Las dictaduras más terribles están marcadas por el más triste final que la historia, misteriosamente, les guarda como muestra indiscutible de su propia tragedia. El final de los dictadores es tan espantoso como el propio mundo de terror que los encumbra en su telaraña y en la propia sangre en que se chapotean en su sistema de terror que cubre su manto de sombra y espanto. El sistema de corrupción e impunidad que, a fuerza de poder político y de todo tipo de estrategias, diezma el patrimonio de la nación y se burla de la voluntad popular tiene también su trágico final, proveniente de su huracanado vientre lleno de incertidumbre.
El poder político al servicio de los grupos de intereses, contrario al bien común y a la propia nación, lleva consigo el síndrome de la transitoriedad; pero las ambiciones desmedidas y la locura que produce la gran riqueza fácil e ilícita impide en sí misma la posibilidad de que los sujetos al servicio de mafias instaladas en las esferas del Estado puedan advertir -a tiempo- el final de su propia existencia política en el poder o en el gobierno. El final de los gobiernos corruptos que se burlan de los ciudadanos de sus respectivas naciones es triste y penoso como la propia naturaleza en la que permanentemente intentan mantenerse como dueños terrenales del poder que ostentan. Todo se les desmorona y pulveriza como por arte de magia sin que nadie pueda salvarlos y -como maldición final- sólo la soledad les sirve de compañera de viaje en su tragedia.
Por supuesto que ninguno de los gobernantes a que nos referimos, aún en su peor soledad y desprecio popular en su incómodo infierno después de dejar su "gloria" rodeados de aduladores y falsos aplausos, quisiera parecerse a Nelson Mandela o a Mahatma Gandhi. Mandela y Gandhi son gigantes de alma, ideas, humanismo y espíritu, mientras que los otros son simplemente enanos sin estatura moral ni ciudadana. Desplazados del poder, se refugian asustados en sus escondrijos y cuando suelen salir de allí a las calles, temerosos, se asustan -por cobardía- de su propia sombra. Bajo este cerco cerrado, ni el pasado taconeo, conservado sólo en su memoria, de los soldados ni la fortuna sin sudor acumulada por el saqueo al Estado por todo su equipo de campaña y de palacio, podrán salvarlos de la soledad, y sin poder, que les cala por dentro en unos días que les resultan largos e inacabables, rememorando la vanidad de aquellos tiempos, y que ya no tienen. Y en ese drama, de la nueva forma de vida, sólo los pocos suyos permanecen a su lado.
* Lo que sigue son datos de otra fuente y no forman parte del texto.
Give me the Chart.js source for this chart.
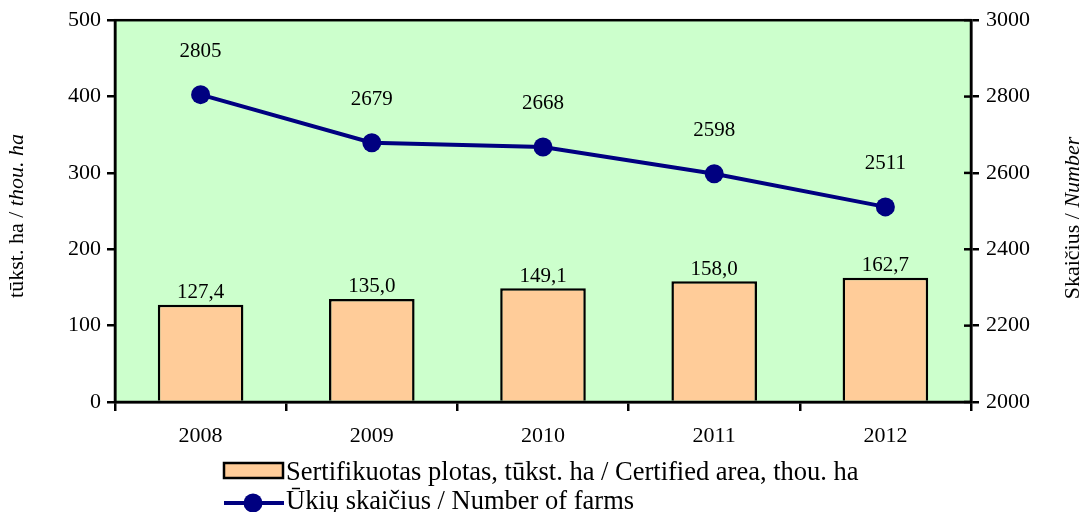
<!DOCTYPE html>
<html>
<head>
<meta charset="utf-8">
<script src="https://cdn.jsdelivr.net/npm/chart.js@4"></script>
<style>
  html, body { margin: 0; padding: 0; background: #fff; }
  #wrap { width: 1088px; height: 512px; }
</style>
</head>
<body>
<div id="wrap"><canvas id="c" width="1088" height="512"></canvas></div>
<script>
// data
const years = ['2008', '2009', '2010', '2011', '2012'];
const areaValues = [127.4, 135.0, 149.1, 158.0, 162.7];
const farmValues = [2805, 2679, 2668, 2598, 2511];
const areaTicks = [0, 100, 200, 300, 400, 500];
const farmTicks = [2000, 2200, 2400, 2600, 2800, 3000];

const areaLabel = 'Sertifikuotas plotas, tūkst. ha / Certified area, thou. ha';
const farmLabel = 'Ūkių skaičius / Number of farms';

const FONT = '"Liberation Serif", "Times New Roman", serif';
const NAVY = '#000080';
const PEACH = '#ffcc99';

// draws plot background, labels, axis titles, legend
const decor = {
    id: 'decor',
    beforeDraw(chart) {
        const a = chart.chartArea;
        const ctx = chart.ctx;
        ctx.save();
        ctx.fillStyle = '#ccffcc';
        ctx.fillRect(a.left, a.top, a.right - a.left, a.bottom - a.top);
        ctx.restore();
    },
    afterDraw(chart) {
        const ctx = chart.ctx;
        const a = chart.chartArea;
        ctx.save();

        // plot frame
        ctx.strokeStyle = '#000';
        ctx.lineWidth = 2.5;
        ctx.strokeRect(a.left, a.top, a.right - a.left, a.bottom - a.top);

        // inner ticks on the right axis
        const yr = chart.scales.yR;
        farmTicks.forEach(v => {
            const y = yr.getPixelForValue(v);
            ctx.beginPath();
            ctx.moveTo(a.right - 7, y);
            ctx.lineTo(a.right, y);
            ctx.stroke();
        });

        // value labels
        ctx.fillStyle = '#000';
        ctx.font = '21px ' + FONT;
        ctx.textAlign = 'center';
        ctx.textBaseline = 'middle';
        chart.getDatasetMeta(0).data.forEach((bar, i) => {
            ctx.fillText(areaValues[i].toFixed(1).replace('.', ','), bar.x, bar.y - 12);
        });
        chart.getDatasetMeta(1).data.forEach((pt, i) => {
            ctx.fillText(String(farmValues[i]), pt.x, pt.y - 43);
        });

        // axis titles (mixed roman / italic)
        function vtitle(parts, cx, cy) {
            ctx.save();
            ctx.translate(cx, cy);
            ctx.rotate(-Math.PI / 2);
            ctx.textBaseline = 'middle';
            ctx.textAlign = 'left';
            let total = 0;
            parts.forEach(p => { ctx.font = p[1] + '22px ' + FONT; total += ctx.measureText(p[0]).width; });
            let x = -total / 2;
            parts.forEach(p => {
                ctx.font = p[1] + '22px ' + FONT;
                ctx.fillText(p[0], x, 0);
                x += ctx.measureText(p[0]).width;
            });
            ctx.restore();
        }
        vtitle([['tūkst. ha / ', ''], ['thou. ha', 'italic ']], 17, 216);
        vtitle([['Skaičius / ', ''], ['Number', 'italic ']], 1073, 218);

        // legend
        ctx.font = '26.5px ' + FONT;
        ctx.textAlign = 'left';
        ctx.textBaseline = 'middle';
        ctx.fillStyle = PEACH;
        ctx.fillRect(224, 463, 59, 15);
        ctx.strokeStyle = '#000';
        ctx.lineWidth = 2.5;
        ctx.strokeRect(224, 463, 59, 15);
        ctx.fillStyle = '#000';
        ctx.fillText(areaLabel, 286, 473);

        ctx.strokeStyle = NAVY;
        ctx.lineWidth = 4;
        ctx.beginPath();
        ctx.moveTo(224, 503);
        ctx.lineTo(284, 503);
        ctx.stroke();
        ctx.fillStyle = NAVY;
        ctx.beginPath();
        ctx.arc(253, 503, 9.5, 0, Math.PI * 2);
        ctx.fill();
        ctx.fillStyle = '#000';
        ctx.fillText(farmLabel, 286, 502);

        ctx.restore();
    }
};

const tickFont = { family: FONT, size: 22 };
const plain = v => String(v);

new Chart(document.getElementById('c'), {
    data: {
        labels: years,
        datasets: [{
            type: 'bar',
            label: areaLabel,
            data: areaValues,
            yAxisID: 'yL',
            backgroundColor: PEACH,
            borderColor: '#000',
            borderWidth: 2.5,
            barPercentage: 0.5,
            categoryPercentage: 1.0,
            order: 2
        }, {
            type: 'line',
            label: farmLabel,
            data: farmValues,
            yAxisID: 'yR',
            borderColor: NAVY,
            backgroundColor: NAVY,
            borderWidth: 4,
            pointRadius: 9.5,
            pointBackgroundColor: NAVY,
            pointBorderWidth: 0,
            tension: 0,
            order: 1
        }]
    },
    options: {
        responsive: false,
        animation: false,
        layout: { padding: { top: 20, bottom: 0, left: 0, right: 0 } },
        plugins: { legend: { display: false }, tooltip: { enabled: false } },
        scales: {
            x: {
                offset: true,
                grid: { offset: true, drawOnChartArea: false, color: '#000', lineWidth: 2.5, tickLength: 9 },
                border: { color: '#000', width: 2.5 },
                ticks: { color: '#000', font: tickFont, padding: 12 },
                afterFit(s) { s.height = 110; }
            },
            yL: {
                position: 'left',
                min: 0, max: 500,
                afterBuildTicks(s) { s.ticks = areaTicks.map(v => ({ value: v })); },
                grid: { drawOnChartArea: false, color: '#000', lineWidth: 2.5, tickLength: 8 },
                border: { color: '#000', width: 2.5 },
                ticks: { color: '#000', font: tickFont, padding: 6, callback: plain },
                afterFit(s) { s.width = 115; }
            },
            yR: {
                position: 'right',
                min: 2000, max: 3000,
                afterBuildTicks(s) { s.ticks = farmTicks.map(v => ({ value: v })); },
                grid: { drawOnChartArea: false, color: '#000', lineWidth: 2.5, tickLength: 8 },
                border: { color: '#000', width: 2.5 },
                ticks: { color: '#000', font: tickFont, padding: 7, callback: plain },
                afterFit(s) { s.width = 117; }
            }
        }
    },
    plugins: [decor]
});
</script>
</body>
</html>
Todo el poder acumulado se reduce a nada cuando el final toca su fin. Las escenas en nuestras memorias de ciudadanos están llenas de eventos del trágico final del poder político en desbandada recogidos por los medios de comunicación a nivel internacional. Las organizaciones políticas, propiedad de un colectivo cuyos miembros más dignos, también fueron burlados y abandonados por el propio poder de la élite política que se enriquece con la corrupción, son, junto al pueblo llano, las que pagan el peor costo de esas acciones inmorales y poco ciudadanas de su falsos líderes en el ejercicio del poder corrompido. El grupo que detenta el poder niega con plena conciencia los valores fundacionales de la organización partidaria, porque en su nueva lógica, la ética y los principios constituyen obstáculos para la permanencia en el poder y para amasar fortuna en contra de su propio pueblo.
El poder político en medio de su locura, y cercado por la ensoñación que él mismo produce en su entorno, siente desprecio por los reales pasados líderes fundadores de sus organizaciones y sólo recurren a mencionarlos en circunstancias muy favorables para la manipulación e instrumentalización de esas figuras simbólicas. El desprecio a los líderes históricos y a los valores y principios que éstos sustentaban no es casual, pues parten del criterio de que la presencia de esas referencias éticas en la mente de los ciudadanos aparece como marcos referenciales que contrastan y ponen al desnudo al propio poder y la forma de ejercerlo. Esa es la razón por la que los nuevos líderes en su mundo de corrupción borran, de su lado y en la práctica del poder, todo vestigio de cualquier pensamiento o figura política, moral, histórica y ética que convoque a los sujetos sociales a una opinión crítica sobre el poder "legalmente" establecido.